■ **Directive**
Please transcribe the data that follows without the pictures, keeping every word the same.

■ **Information supplied**

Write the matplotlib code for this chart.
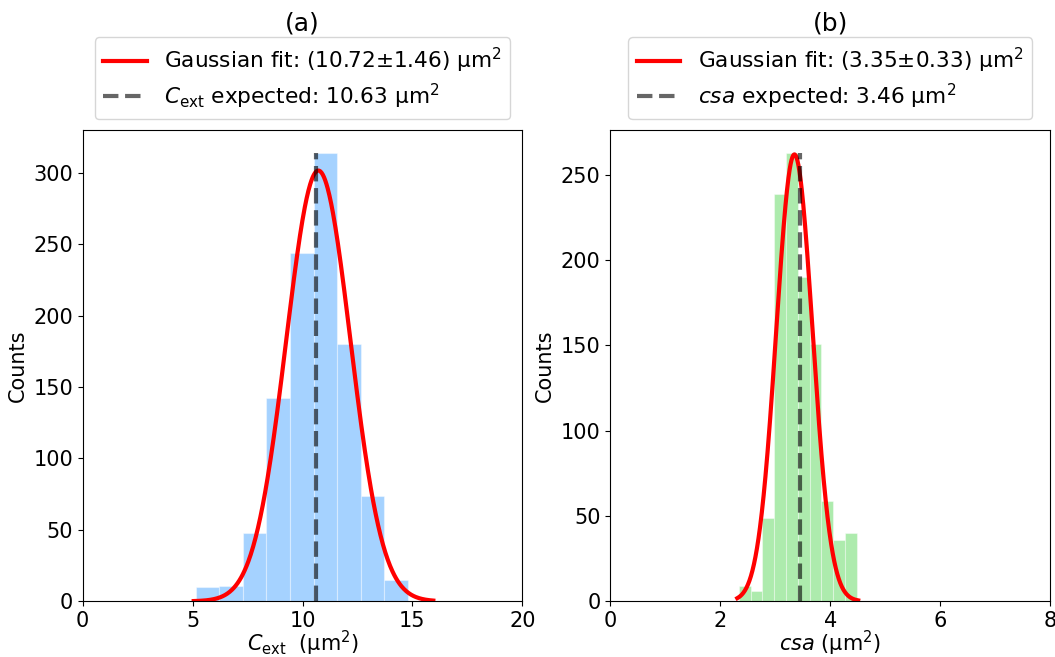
import matplotlib
matplotlib.use('Agg')
import matplotlib.pyplot as plt
import numpy as np

plt.rcParams['font.size'] = 15

# (a) extinction cross section histogram
cext_edges_lo = 5.14
cext_edges_hi = 14.80
cext_counts = [10, 11, 48, 142, 244, 314, 180, 74, 15]
cext_mu, cext_sigma, cext_amp = 10.72, 1.46, 301.5
cext_expected = 10.63
cext_fit_range = (5.05, 15.95)

# (b) csa histogram
csa_edges_lo = 2.337
csa_edges_hi = 4.486
csa_counts = [9, 6, 49, 239, 263, 190, 151, 59, 36, 40]
csa_mu, csa_sigma, csa_amp = 3.35, 0.33, 262
csa_expected = 3.46
csa_fit_range = (2.31, 4.51)


def gauss(x, a, mu, s):
    return a * np.exp(-(x - mu) ** 2 / (2 * s ** 2))


def panel(ax, lo, hi, counts, mu, sig, amp, expected, frange, color,
          fit_lab, exp_lab, xlabel, xmax, title):
    edges = np.linspace(lo, hi, len(counts) + 1)
    ax.hist(edges[:-1], bins=edges, weights=counts, color=color, alpha=0.4,
            edgecolor='white', linewidth=0.8)
    xx = np.linspace(frange[0], frange[1], 400)
    ax.plot(xx, gauss(xx, amp, mu, sig), color='red', lw=3, label=fit_lab)
    ax.vlines(expected, 0, max(counts), colors='k', alpha=0.6,
              linestyles='--', lw=3, label=exp_lab)
    ax.set_xlim(0, xmax)
    ax.set_xlabel(xlabel, labelpad=-1.5)
    ax.set_ylabel('Counts')
    ax.set_title(title, pad=72)
    ax.legend(loc='lower center', bbox_to_anchor=(0.5, 1.0),
              labelspacing=0.3, fontsize=15.6)


fig = plt.figure(figsize=(10.55, 6.57), dpi=100)
ax1 = fig.add_axes([0.0784, 0.0848, 0.4167, 0.7169])
ax2 = fig.add_axes([0.5785, 0.0848, 0.4167, 0.7169])

panel(ax1, cext_edges_lo, cext_edges_hi, cext_counts, cext_mu, cext_sigma,
      cext_amp, cext_expected, cext_fit_range, 'dodgerblue',
      'Gaussian fit: (10.72±1.46) μm$^2$',
      r'$C_\mathrm{ext}$ expected: 10.63 μm$^2$',
      r'$C_\mathrm{ext}$  (μm$^2$)', 20, '(a)')
panel(ax2, csa_edges_lo, csa_edges_hi, csa_counts, csa_mu, csa_sigma,
      csa_amp, csa_expected, csa_fit_range, 'limegreen',
      'Gaussian fit: (3.35±0.33) μm$^2$',
      r'$csa$ expected: 3.46 μm$^2$',
      r'$csa$ (μm$^2$)', 8, '(b)')

fig.savefig('out.png', dpi=100)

■ **Output of the exercise**
Write the matplotlib code for this chart.
import matplotlib
matplotlib.use('Agg')
import matplotlib.pyplot as plt
import numpy as np

plt.rcParams['font.size'] = 15

# (a) extinction cross section histogram
cext_edges_lo = 5.14
cext_edges_hi = 14.80
cext_counts = [10, 11, 48, 142, 244, 314, 180, 74, 15]
cext_mu, cext_sigma, cext_amp = 10.72, 1.46, 301.5
cext_expected = 10.63
cext_fit_range = (5.05, 15.95)

# (b) csa histogram
csa_edges_lo = 2.337
csa_edges_hi = 4.486
csa_counts = [9, 6, 49, 239, 263, 190, 151, 59, 36, 40]
csa_mu, csa_sigma, csa_amp = 3.35, 0.33, 262
csa_expected = 3.46
csa_fit_range = (2.31, 4.51)


def gauss(x, a, mu, s):
    return a * np.exp(-(x - mu) ** 2 / (2 * s ** 2))


def panel(ax, lo, hi, counts, mu, sig, amp, expected, frange, color,
          fit_lab, exp_lab, xlabel, xmax, title):
    edges = np.linspace(lo, hi, len(counts) + 1)
    ax.hist(edges[:-1], bins=edges, weights=counts, color=color, alpha=0.4,
            edgecolor='white', linewidth=0.8)
    xx = np.linspace(frange[0], frange[1], 400)
    ax.plot(xx, gauss(xx, amp, mu, sig), color='red', lw=3, label=fit_lab)
    ax.vlines(expected, 0, max(counts), colors='k', alpha=0.6,
              linestyles='--', lw=3, label=exp_lab)
    ax.set_xlim(0, xmax)
    ax.set_xlabel(xlabel, labelpad=-1.5)
    ax.set_ylabel('Counts')
    ax.set_title(title, pad=72)
    ax.legend(loc='lower center', bbox_to_anchor=(0.5, 1.0),
              labelspacing=0.3, fontsize=15.6)


fig = plt.figure(figsize=(10.55, 6.57), dpi=100)
ax1 = fig.add_axes([0.0784, 0.0848, 0.4167, 0.7169])
ax2 = fig.add_axes([0.5785, 0.0848, 0.4167, 0.7169])

panel(ax1, cext_edges_lo, cext_edges_hi, cext_counts, cext_mu, cext_sigma,
      cext_amp, cext_expected, cext_fit_range, 'dodgerblue',
      'Gaussian fit: (10.72±1.46) μm$^2$',
      r'$C_\mathrm{ext}$ expected: 10.63 μm$^2$',
      r'$C_\mathrm{ext}$  (μm$^2$)', 20, '(a)')
panel(ax2, csa_edges_lo, csa_edges_hi, csa_counts, csa_mu, csa_sigma,
      csa_amp, csa_expected, csa_fit_range, 'limegreen',
      'Gaussian fit: (3.35±0.33) μm$^2$',
      r'$csa$ expected: 3.46 μm$^2$',
      r'$csa$ (μm$^2$)', 8, '(b)')

fig.savefig('out.png', dpi=100)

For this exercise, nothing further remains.